Very cool! I want to express two points: one, I am glad to see this. As geminispace gets larger, a search method that doesn't rely on personal bookmarks will be really useful. I forget to bookmark gopher documents all the time, and Veronica really helps there.

As for crawling in general, this is something that I've been thinking about lately, and I guess now it's timely: 

HTTP/S gemini proxies allow all of the public geminispace to be indexed by Google and other services. I think that we generally consider the two current proxies to be useful (I certainly do), so to a point this is unavoidable.

proxy.vulpes.one has a robots.txt to prevent WWW crawling, which is a fair stopgap. portal.mozz.us does not, but I'm not angry about it. I meant to send out an e-mail to mozz to ask their opinion, but just haven't gotten around to it.

My issue here is that the only 2 ways to opt out of Google indexing are to use a robots.txt, or to register yourself as the domain owner and control indexing via Google's console. Both of those methods apply to the proxy website's owner, not to the gemini server's owner, because each gemini server appears like a subdirectory on the proxy's domain.

So the issue here is that the only way to opt out of being indexed is to contact each proxy maintainer and request that they make accommodations for you. That's fine with only 15 or so gemini servers, but not fair to proxy maintainers as gemini grows. It's also not enough to ask all proxies to use robots.txt, because there's nothing stopping someone from ignoring it either out of ignorance or in bad faith.

Perhaps there isn't much that can be done here, and this e-mail is little more than me venting a concern. I realize that the only way to stay anonymous on the internet is to constantly maintain your anonymity. I'm doing that in some places. But my gemini server's domain name is already tied to my IRL identity, and I wish that it was at least harder for my gemini files to be on the 1st page of a Google result.

This e-mail got a little long, and it's less formal than some of the other discussions. Sorry if it's bothersome. I'm not really a programmer, so I can't offer any solutions.
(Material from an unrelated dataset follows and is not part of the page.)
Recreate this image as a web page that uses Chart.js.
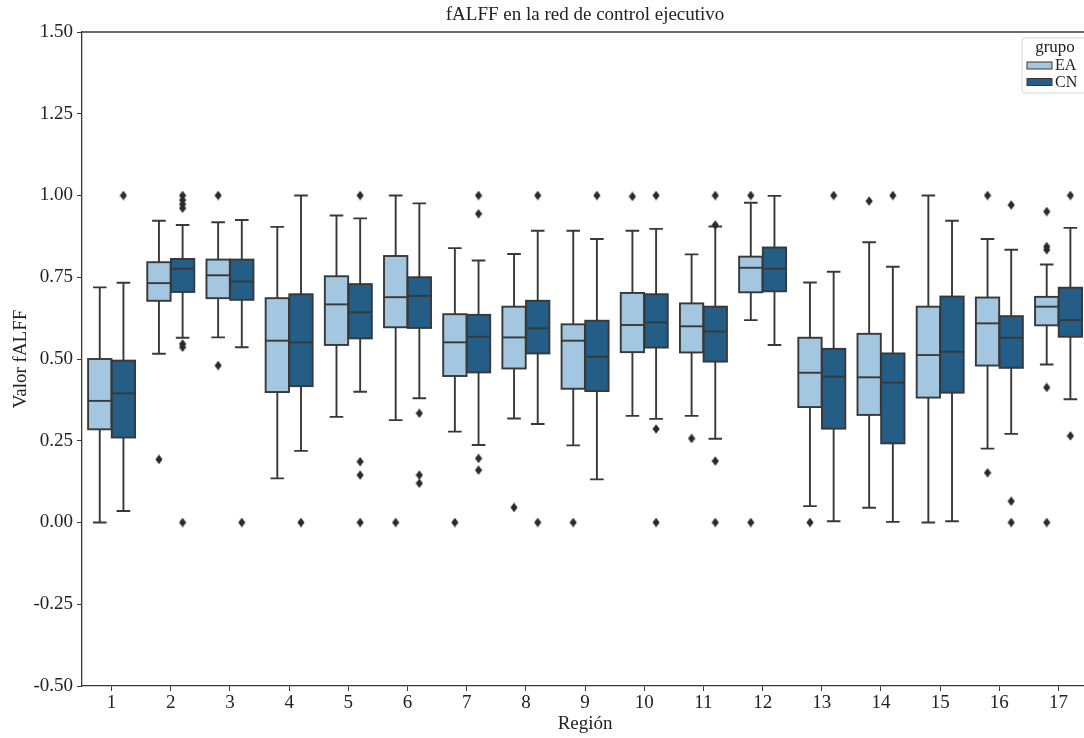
<!DOCTYPE html>
<html lang="es">
<head>
<meta charset="utf-8">
<title>fALFF en la red de control ejecutivo</title>
<script src="https://cdn.jsdelivr.net/npm/chart.js@4.4.1/dist/chart.umd.min.js"></script>
<style>
  html, body { margin: 0; padding: 0; background: #fff; overflow: hidden; }
  canvas { display: block; }
</style>
</head>
<body>
<canvas id="grafico" width="1084" height="738"></canvas>
<script>
// Regiones de la red de control ejecutivo
const regiones = [1, 2, 3, 4, 5, 6, 7, 8, 9, 10, 11, 12, 13, 14, 15, 16, 17]
const grupos = ['EA', 'CN']

// Grupo EA: bigotes, cuartiles y mediana
const minEA     = [0.000, 0.516, 0.566, 0.135, 0.323, 0.313, 0.278, 0.318, 0.236, 0.326, 0.326, 0.619, 0.050, 0.045, 0.000, 0.226, 0.483]
const q1EA      = [0.285, 0.678, 0.686, 0.399, 0.543, 0.597, 0.448, 0.471, 0.409, 0.521, 0.520, 0.704, 0.353, 0.329, 0.382, 0.480, 0.603]
const medianaEA = [0.372, 0.732, 0.756, 0.556, 0.667, 0.689, 0.551, 0.566, 0.556, 0.604, 0.600, 0.779, 0.458, 0.444, 0.512, 0.609, 0.660]
const q3EA      = [0.500, 0.796, 0.804, 0.686, 0.753, 0.815, 0.637, 0.660, 0.606, 0.702, 0.670, 0.813, 0.565, 0.577, 0.660, 0.688, 0.690]
const maxEA     = [0.719, 0.923, 0.918, 0.904, 0.939, 1.000, 0.839, 0.821, 0.892, 0.892, 0.820, 0.978, 0.734, 0.857, 1.000, 0.867, 0.789]
const atipicosEA = [
  [], [0.193], [1.0, 0.48], [], [], [0.0], [0.0], [0.046], [0.0],
  [0.997], [0.257], [1.0, 0.0], [0.0], [0.983], [], [1.0, 0.152],
  [0.951, 0.844, 0.834, 0.413, 0.0]
]

// Grupo CN
const minCN     = [0.035, 0.565, 0.536, 0.219, 0.400, 0.380, 0.237, 0.301, 0.132, 0.317, 0.256, 0.543, 0.004, 0.002, 0.004, 0.271, 0.377]
const q1CN      = [0.260, 0.705, 0.681, 0.417, 0.563, 0.595, 0.459, 0.517, 0.402, 0.535, 0.492, 0.707, 0.287, 0.242, 0.397, 0.473, 0.568]
const medianaCN = [0.395, 0.776, 0.737, 0.551, 0.643, 0.693, 0.568, 0.594, 0.507, 0.612, 0.584, 0.776, 0.446, 0.428, 0.522, 0.565, 0.619]
const q3CN      = [0.495, 0.806, 0.804, 0.698, 0.729, 0.750, 0.635, 0.678, 0.617, 0.698, 0.660, 0.841, 0.531, 0.517, 0.691, 0.631, 0.718]
const maxCN     = [0.733, 0.910, 0.925, 1.000, 0.930, 0.976, 0.801, 0.892, 0.867, 0.898, 0.905, 0.999, 0.767, 0.782, 0.923, 0.834, 0.901]
const atipicosCN = [
  [1.0], [1.0, 0.986, 0.973, 0.961, 0.546, 0.536, 0.0], [0.0], [0.0],
  [1.0, 0.186, 0.145, 0.0], [0.334, 0.145, 0.120], [1.0, 0.944, 0.196, 0.160],
  [1.0, 0.0], [1.0], [1.0, 0.286, 0.0], [1.0, 0.91, 0.188, 0.0], [], [1.0],
  [1.0], [], [0.971, 0.065, 0.0], [1.0, 0.265]
]

const ticksY = [-0.5, -0.25, 0, 0.25, 0.5, 0.75, 1.0, 1.25, 1.5]

// Estilo
const FUENTE = "'Liberation Serif', 'Times New Roman', serif"
const COLOR_LINEA = '#383838'
const COLOR_EA = '#a3c7e0'
const COLOR_CN = '#245d86'
const DESPLAZAMIENTO = 0.2   // cada caja ocupa 0.4 de la región
const MEDIO_ANCHO = 0.197
const MEDIO_TOPE = 0.115

const cajas = [
  { nombre: grupos[0], color: COLOR_EA, desp: -DESPLAZAMIENTO, min: minEA, q1: q1EA, med: medianaEA, q3: q3EA, max: maxEA },
  { nombre: grupos[1], color: COLOR_CN, desp: DESPLAZAMIENTO, min: minCN, q1: q1CN, med: medianaCN, q3: q3CN, max: maxCN }
]

// Rombo estrecho para los valores atípicos
const rombo = document.createElement('canvas')
rombo.width = 8
rombo.height = 10
const rctx = rombo.getContext('2d')
rctx.fillStyle = '#2b2b2b'
rctx.beginPath()
rctx.moveTo(4, 0.2)
rctx.lineTo(7.6, 5)
rctx.lineTo(4, 9.8)
rctx.lineTo(0.4, 5)
rctx.closePath()
rctx.fill()

const puntosAtipicos = (atipicos, desp) =>
  atipicos.flatMap((vals, i) => vals.map(v => ({ x: regiones[i] + desp, y: v })))

// Cajas, bigotes y medianas
const cajasPlugin = {
  id: 'cajas',
  beforeDatasetsDraw(chart) {
    const { ctx, scales: { x, y } } = chart
    ctx.save()
    ctx.strokeStyle = COLOR_LINEA
    ctx.lineWidth = 1.9
    cajas.forEach(g => {
      regiones.forEach((r, i) => {
        const cx = x.getPixelForValue(r + g.desp)
        const izq = x.getPixelForValue(r + g.desp - MEDIO_ANCHO)
        const der = x.getPixelForValue(r + g.desp + MEDIO_ANCHO)
        const tIzq = x.getPixelForValue(r + g.desp - MEDIO_TOPE)
        const tDer = x.getPixelForValue(r + g.desp + MEDIO_TOPE)
        const yMin = y.getPixelForValue(g.min[i])
        const yQ1 = y.getPixelForValue(g.q1[i])
        const yMed = y.getPixelForValue(g.med[i])
        const yQ3 = y.getPixelForValue(g.q3[i])
        const yMax = y.getPixelForValue(g.max[i])

        ctx.beginPath()
        ctx.moveTo(cx, yQ3); ctx.lineTo(cx, yMax)
        ctx.moveTo(tIzq, yMax); ctx.lineTo(tDer, yMax)
        ctx.moveTo(cx, yQ1); ctx.lineTo(cx, yMin)
        ctx.moveTo(tIzq, yMin); ctx.lineTo(tDer, yMin)
        ctx.stroke()

        ctx.fillStyle = g.color
        ctx.fillRect(izq, yQ3, der - izq, yQ1 - yQ3)
        ctx.strokeRect(izq, yQ3, der - izq, yQ1 - yQ3)

        ctx.beginPath()
        ctx.moveTo(izq, yMed); ctx.lineTo(der, yMed)
        ctx.stroke()
      })
    })
    ctx.restore()
  },
  afterDraw(chart) {
    const { ctx, chartArea: a, scales: { x } } = chart
    const centro = (x.getPixelForValue(0.5) + x.getPixelForValue(17.5)) / 2
    ctx.save()
    // marco superior
    ctx.strokeStyle = COLOR_LINEA
    ctx.lineWidth = 1.3
    ctx.beginPath()
    ctx.moveTo(a.left, a.top); ctx.lineTo(a.right, a.top)
    ctx.stroke()

    // título y etiqueta del eje x, centrados sobre el área de trazado completa
    ctx.fillStyle = '#222'
    ctx.font = '19px ' + FUENTE
    ctx.textAlign = 'center'
    ctx.textBaseline = 'middle'
    ctx.fillText('fALFF en la red de control ejecutivo', centro, 15)
    ctx.fillText('Región', centro, 724)

    // leyenda
    const lx = a.right - 62, ly = a.top + 6, lw = 70, lh = 55
    ctx.fillStyle = 'rgba(255,255,255,0.85)'
    ctx.strokeStyle = '#d6d6d6'
    ctx.lineWidth = 1
    ctx.beginPath()
    ctx.roundRect(lx, ly, lw, lh, 3)
    ctx.fill()
    ctx.stroke()
    ctx.fillStyle = '#222'
    ctx.font = '17px ' + FUENTE
    ctx.fillText('grupo', lx + 33, ly + 10)
    ctx.textAlign = 'left'
    ctx.font = '16px ' + FUENTE
    cajas.forEach((g, k) => {
      const fy = ly + 27.5 + k * 16.5
      ctx.fillStyle = g.color
      ctx.fillRect(lx + 5, fy - 3.5, 25, 7)
      ctx.strokeStyle = COLOR_LINEA
      ctx.strokeRect(lx + 5, fy - 3.5, 25, 7)
      ctx.fillStyle = '#222'
      ctx.fillText(g.nombre, lx + 33, fy + 0.5)
    })
    ctx.restore()
  }
}

Chart.defaults.font.family = FUENTE
Chart.defaults.font.size = 19
Chart.defaults.color = '#222'

const ctx = document.getElementById('grafico').getContext('2d')
const chart = new Chart(ctx, {
  type: 'scatter',
  data: {
    datasets: [
      { label: 'EA', data: puntosAtipicos(atipicosEA, -DESPLAZAMIENTO), pointStyle: rombo },
      { label: 'CN', data: puntosAtipicos(atipicosCN, DESPLAZAMIENTO), pointStyle: rombo }
    ]
  },
  options: {
    responsive: false,
    animation: false,
    devicePixelRatio: 1,
    layout: { autoPadding: false, padding: { top: 32, right: 0, left: 0, bottom: 0 } },
    plugins: {
      legend: { display: false },
      tooltip: { enabled: false }
    },
    scales: {
      x: {
        type: 'linear',
        min: 0.5,
        max: 17.43,   // el borde derecho del eje queda recortado
        afterBuildTicks: s => { s.ticks = regiones.map(v => ({ value: v })) },
        afterFit: s => { s.height = 52; s.paddingLeft = 0; s.paddingRight = 0 },
        grid: { drawOnChartArea: false, drawTicks: true, tickLength: 5, color: COLOR_LINEA },
        border: { color: COLOR_LINEA, width: 1.3 },
        ticks: { padding: 1, maxRotation: 0, autoSkip: false }
      },
      y: {
        min: -0.5,
        max: 1.5,
        afterBuildTicks: s => { s.ticks = ticksY.map(v => ({ value: v })) },
        afterFit: s => { s.width = 82 },
        grid: { drawOnChartArea: false, drawTicks: true, tickLength: 5, color: COLOR_LINEA },
        border: { color: COLOR_LINEA, width: 1.3 },
        ticks: { padding: 4, callback: v => v.toFixed(2) },
        title: { display: true, text: 'Valor fALFF', padding: { top: 10, bottom: 0 } }
      }
    }
  },
  plugins: [cajasPlugin]
})
</script>
</body>
</html>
But I wanted to throw this conversation into the general dialogue in case anyone has any thoughts or ideas here. Gemini is *not* the Web, after all.

- m68k


 ---- On Wed, 26 Feb 2020 07:00:02 -0500  <gemini-request at lists.orbitalfox.eu> wrote ----

 
> One technical question is the issue of how server admins can opt out 
> of having their stuff crawled.  GUS currently recognises a /robots.txt 
> resource with (I presume) identical syntax to that used for HTTP. 
> This is certainly one potential solution to the problem (and perhaps 
> the most sensible one), but we might want to consider others. 
>